UNCTAD has said that reeling from the effects of the coronavirus, multinationals are cutting back on capital investments and the flow of foreign direct investments (FDI) can drop by 5 to 15%. This will affect both the expected regular FDI flow to India as well as the possible relocation of manufacturing.

While China may re-emerge from the crisis slightly weakened, the consequences can be devastating for countries like India, which missed out on most of the benefits of rapid globalisation and do not have the capital accumulation, unless they can reinvent themselves.

At a much deeper – if philosophical – level, the world may emerge from the crisis re-fragmented. The Great Wall of Coronavirus is dividing nations that moved towards free travel.

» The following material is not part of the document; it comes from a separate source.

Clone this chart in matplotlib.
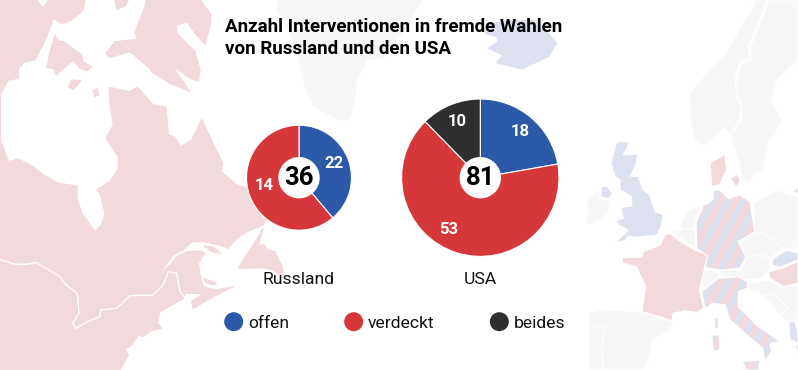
import matplotlib.pyplot as plt
from matplotlib.patches import Polygon, Circle

# chart data
LAENDER = ["Russland", "USA"]
TOTALS = [36, 81]
# wedge sizes in clockwise order offen, verdeckt, beides
RUSSLAND_SIZES = [14, 22]
USA_SIZES = [18, 53, 10]
# the printed labels of the russian pie are swapped in the original
RUSSLAND_LABELS = ["22", "14"]
USA_LABELS = ["18", "53", "10"]
LEGEND_NAMES = ["offen", "verdeckt", "beides"]
TITLE_LINES = ["Anzahl Interventionen in fremde Wahlen", "von Russland und den USA"]

BLUE = "#2c59a8"
RED = "#d5373b"
DARK = "#2f2f2f"
PINK = "#f2d9db"
PALE_BLUE = "#dde0ee"
GREY = "#f7f7f7"
SLICE_COLORS = [BLUE, RED, DARK]

FONT = "Roboto"

# background map outlines, traced in 3x zoom pixels
AMERICA = [(0, 0), (110, 0), (130, 25), (145, 0), (255, 0), (250, 30), (215, 60), (185, 70), (160, 55), (140, 110),
           (105, 180), (75, 185), (55, 205), (55, 235), (25, 240), (0, 285), (0, 415), (25, 485), (55, 477),
           (100, 500), (130, 525), (175, 550), (232, 558), (230, 590), (245, 640), (285, 695), (305, 675), (315, 640),
           (300, 580), (290, 570), (330, 545), (355, 505), (355, 470), (318, 415), (340, 375), (330, 310), (328, 262),
           (390, 275), (412, 262), (460, 315), (498, 322), (505, 405), (525, 412), (542, 440), (575, 420), (605, 358),
           (668, 490), (663, 515), (710, 555), (760, 570), (798, 655), (790, 675), (740, 695), (710, 715), (685, 745),
           (660, 735), (610, 725), (575, 725), (550, 750), (520, 765), (470, 832), (510, 795), (530, 770), (560, 755),
           (600, 753), (615, 760), (595, 790), (600, 825), (610, 860), (650, 870), (700, 860), (640, 890), (580, 925),
           (575, 905), (610, 880), (555, 880), (550, 895), (480, 935), (472, 970), (485, 985), (420, 1000), (405, 1020),
           (390, 1040), (375, 1045), (385, 1065), (360, 1110), (0, 1110)]
BAFFIN = [(438, 0), (435, 20), (405, 95), (412, 118), (345, 125), (318, 160), (330, 172), (390, 155), (450, 205),
          (455, 215), (510, 250), (570, 275), (515, 195), (570, 235), (595, 243), (600, 210), (585, 155), (530, 100),
          (530, 75), (560, 65), (590, 105), (615, 133), (632, 70), (632, 42), (600, 0)]
ISLANDS = [[(345, 0), (385, 0), (375, 18), (350, 28)],
           [(165, 105), (178, 125), (190, 125), (245, 165), (248, 185), (275, 200), (262, 212), (240, 205), (220, 180),
            (168, 225), (160, 205), (140, 203), (152, 150)],
           [(205, 262), (215, 240), (243, 242), (220, 268)],
           [(280, 272), (292, 265), (295, 285), (285, 290)],
           [(612, 738), (640, 742), (662, 760), (635, 755)],
           [(610, 835), (650, 850), (640, 855), (615, 845)],
           [(415, 1005), (450, 995), (430, 1010)],
           [(790, 685), (775, 735), (795, 735), (800, 750), (825, 755), (835, 780), (845, 795), (850, 830), (820, 810),
            (790, 803), (715, 805), (730, 780), (760, 735)]]
BORDER = [(0, 778), (40, 792), (80, 793), (108, 787), (180, 830), (195, 852), (232, 880), (237, 940), (218, 970),
          (228, 985), (262, 965), (300, 950), (302, 930), (350, 925), (390, 887), (460, 885), (490, 855), (505, 815),
          (530, 820), (540, 875), (552, 890)]

GREENLAND = [(175, 0), (170, 25), (230, 140), (255, 260), (285, 320), (360, 360), (385, 360), (405, 300), (405, 250),
             (440, 180), (490, 170), (560, 80), (605, 0)]
ICELAND = [(795, 100), (830, 110), (835, 125), (805, 145), (850, 165), (830, 188), (905, 207), (985, 170), (1010, 130),
           (975, 90), (940, 62), (860, 62), (800, 75)]

EUROPE_PINK = [[(315, 705), (330, 700), (355, 720), (405, 750), (445, 765), (435, 800), (418, 870), (432, 925),
                (410, 938), (375, 932), (340, 940), (335, 962), (300, 950), (245, 935), (257, 860), (230, 800),
                (187, 790), (187, 772), (245, 772), (250, 755), (300, 735)],
               [(495, 462), (500, 510), (478, 555), (455, 560), (450, 490)],
               [(510, 535), (535, 522), (540, 545), (528, 562)],
               [(625, 815), (665, 805), (714, 785), (714, 850), (670, 860), (630, 835)],
               [(705, 1040), (714, 1030), (714, 1060)]]
EUROPE_BLUE = [[(170, 425), (210, 425), (190, 465), (233, 462), (228, 495), (210, 528), (235, 530), (250, 570),
                (270, 585), (285, 635), (310, 643), (303, 680), (290, 705), (225, 712), (205, 710), (195, 722),
                (163, 730), (205, 690), (175, 675), (172, 660), (190, 655), (182, 622), (215, 618), (215, 590),
                (180, 570), (180, 540), (165, 530), (153, 490)],
               [(125, 560), (140, 558), (157, 580), (147, 597), (122, 590)],
               [(640, 775), (680, 750), (714, 760), (714, 780), (660, 802), (635, 795)],
               [(686, 965), (705, 965), (714, 1000), (714, 1030), (690, 1020)],
               [(695, 575), (714, 560), (714, 582)]]
EUROPE_GREY = [[(590, 0), (622, 0), (565, 140), (570, 175), (540, 182), (525, 240), (530, 290), (545, 315), (535, 365),
                (510, 405), (495, 385), (430, 440), (405, 420), (395, 395), (387, 280), (440, 220), (490, 170)],
               [(628, 0), (714, 0), (714, 180), (650, 240), (635, 300), (665, 360), (645, 405), (625, 420), (610, 510),
                (585, 520), (570, 545), (548, 540), (535, 480), (512, 410), (545, 360), (545, 310), (530, 285),
                (530, 240), (545, 190), (575, 180), (570, 145)],
               [(120, 565), (118, 595), (150, 605), (145, 640), (100, 672), (75, 672), (85, 630), (80, 600)],
               [(365, 665), (385, 630), (425, 615), (405, 670), (400, 685), (360, 690)],
               [(335, 695), (380, 685), (405, 690), (408, 745), (375, 725)],
               [(580, 610), (650, 570), (714, 590), (714, 745), (670, 745), (620, 705), (585, 695)],
               [(535, 725), (585, 695), (620, 705), (670, 745), (635, 772), (595, 765), (558, 775)],
               [(480, 812), (540, 808), (560, 775), (595, 765), (630, 772), (630, 810), (605, 835), (555, 838), (480, 825)],
               [(405, 840), (430, 808), (475, 815), (480, 835), (435, 865), (420, 858)],
               [(565, 850), (610, 840), (714, 860), (714, 960), (680, 965), (640, 925), (600, 880), (565, 870)],
               [(610, 885), (640, 880), (685, 925), (660, 945)],
               [(85, 940), (120, 928), (240, 935), (300, 955), (340, 965), (330, 990), (280, 1020), (270, 1070),
                (250, 1110), (85, 1110)]]
EUROPE_STRIPED = [[(460, 570), (480, 570), (505, 595), (540, 585), (570, 605), (575, 640), (585, 695), (535, 725),
                   (558, 770), (540, 805), (480, 810), (435, 802), (442, 768), (410, 745), (408, 670), (430, 615),
                   (445, 610), (460, 595)],
                  [(425, 875), (475, 835), (535, 830), (562, 845), (562, 865), (535, 875), (535, 920), (590, 975),
                   (660, 1025), (630, 1030), (635, 1055), (615, 1085), (608, 1045), (555, 1000), (510, 960), (495, 915),
                   (460, 910), (435, 925)],
                  [(455, 1005), (478, 1005), (480, 1050), (460, 1055)],
                  [(462, 955), (475, 950), (475, 985), (465, 988)],
                  [(545, 1085), (600, 1080), (595, 1110), (560, 1110)]]
PORTUGAL_LINE = [(95, 975), (135, 985), (125, 1040), (130, 1110)]


def to_xy(points, left=0):
    """Turns 3x zoom pixels with a crop offset into axes coordinates."""
    return [(left + x / 3, 370 - y / 3) for x, y in points]


def add_land(ax, outlines, left, color, edge="white"):
    """Adds filled land shapes behind the chart."""
    for outline in outlines:
        ax.add_patch(Polygon(to_xy(outline, left), closed=True, facecolor=color, edgecolor=edge, linewidth=0.9, zorder=1))


def add_striped(ax, outline, left):
    """Adds a country that has pink and pale blue stripes."""
    shape = Polygon(to_xy(outline, left), closed=True, facecolor=PINK, edgecolor="none", zorder=1)
    ax.add_patch(shape)

    # steep stripes, clipped to the country
    for start in range(500, 800, 15):
        stripe, = ax.plot([start, start + 0.55 * 370], [0, 370], color=PALE_BLUE, linewidth=4.7,
                          solid_capstyle="butt", zorder=1.1)
        stripe.set_clip_path(shape)

    ax.add_patch(Polygon(to_xy(outline, left), closed=True, facecolor="none", edgecolor="white", linewidth=0.9, zorder=1.2))


def add_pie(ax, sizes, labels, spots, center, radius, total):
    """Draws one pie with its white centre, total and slice labels."""
    ax.pie(sizes, colors=SLICE_COLORS[:len(sizes)], startangle=90, counterclock=False, center=center, radius=radius,
           wedgeprops={"edgecolor": "white", "linewidth": 0.8, "zorder": 3})
    ax.add_patch(Circle(center, 20.7, facecolor="white", edgecolor="none", zorder=4))
    ax.text(center[0], center[1] - 0.5, str(total), ha="center", va="center", fontsize=18.5, fontweight="bold",
            family=FONT, color="black", zorder=5)
    for label, spot in zip(labels, spots):
        ax.text(spot[0], 370 - spot[1], label, ha="center", va="center", fontsize=12, fontweight="bold",
                family=FONT, color="white", zorder=5)


fig = plt.figure(figsize=(7.98, 3.70), dpi=100)
ax = fig.add_axes([0, 0, 1, 1])

# background map, north america first
add_land(ax, [AMERICA, BAFFIN] + ISLANDS, 0, PINK, edge=PINK)
x, y = zip(*to_xy(BORDER))
ax.plot(x, y, color="white", linewidth=1.0, zorder=1.5)

add_land(ax, [GREENLAND], 220, GREY, edge=GREY)
add_land(ax, [ICELAND], 220, PALE_BLUE, edge=PALE_BLUE)

add_land(ax, EUROPE_GREY, 560, GREY)
add_land(ax, EUROPE_PINK, 560, PINK)
add_land(ax, EUROPE_BLUE, 560, PALE_BLUE)

for outline in EUROPE_STRIPED:
    add_striped(ax, outline, 560)

x, y = zip(*to_xy(PORTUGAL_LINE, 560))
ax.plot(x, y, color="white", linewidth=1.0, zorder=1.5)

# the two pies
add_pie(ax, RUSSLAND_SIZES, RUSSLAND_LABELS, [(334, 164), (264, 186)], (299, 192.3), 52.5, TOTALS[0])
add_pie(ax, USA_SIZES, USA_LABELS, [(520, 132), (449, 229), (457, 121)], (480.3, 192.3), 78.7, TOTALS[1])

# country names under the pies
for name, xpos in zip(LAENDER, [299, 480]):
    ax.text(xpos, 370 - 284, name, ha="center", va="baseline", fontsize=12.6, family=FONT, color="#111111", zorder=5)

# title
for line, ypos in zip(TITLE_LINES, [32, 54]):
    ax.text(225, 370 - ypos, line, ha="left", va="baseline", fontsize=13.5, fontweight="bold", family=FONT,
            color="black", zorder=5)

# legend
for name, color, dot_x, text_x in zip(LEGEND_NAMES, SLICE_COLORS, [233.7, 353.7, 499.3], [248, 368, 514]):
    ax.add_patch(Circle((dot_x, 370 - 321.7), 9.5, facecolor=color, edgecolor="none", zorder=5))
    ax.text(text_x, 370 - 328, name, ha="left", va="baseline", fontsize=12.6, family=FONT, color="#111111", zorder=5)

# pie() resets the limits, so set them last
ax.set_xlim(0, 798)
ax.set_ylim(0, 370)
ax.set_aspect("auto")
ax.axis("off")

plt.savefig("out.png", dpi=100)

The Italian lockdown is testing the concept of a Western Europe without borders, already shaken by Brexit and the German-engineered refugee influx before that. The Schengen Agreement of 1985, which grew to 26 members, is at risk from Italy's restrictions, that could creep. Wholesale barring of Chinese citizens from entering certain countries is another setback to relaxed global travel.

An article of faith for globalists and many economists and business leaders is that globalisation and the competition it engendered led to greater innovation and making products affordable, and the fast economic growth helped millions out of poverty.

What would happen to these if barriers began to show up again?

The Covid-19 crisis has exposed the weak points of globalisation and it may be time to re-evaluate it, if it had gone too far too soon, and where nations situate themselves ideologically, as much as economically.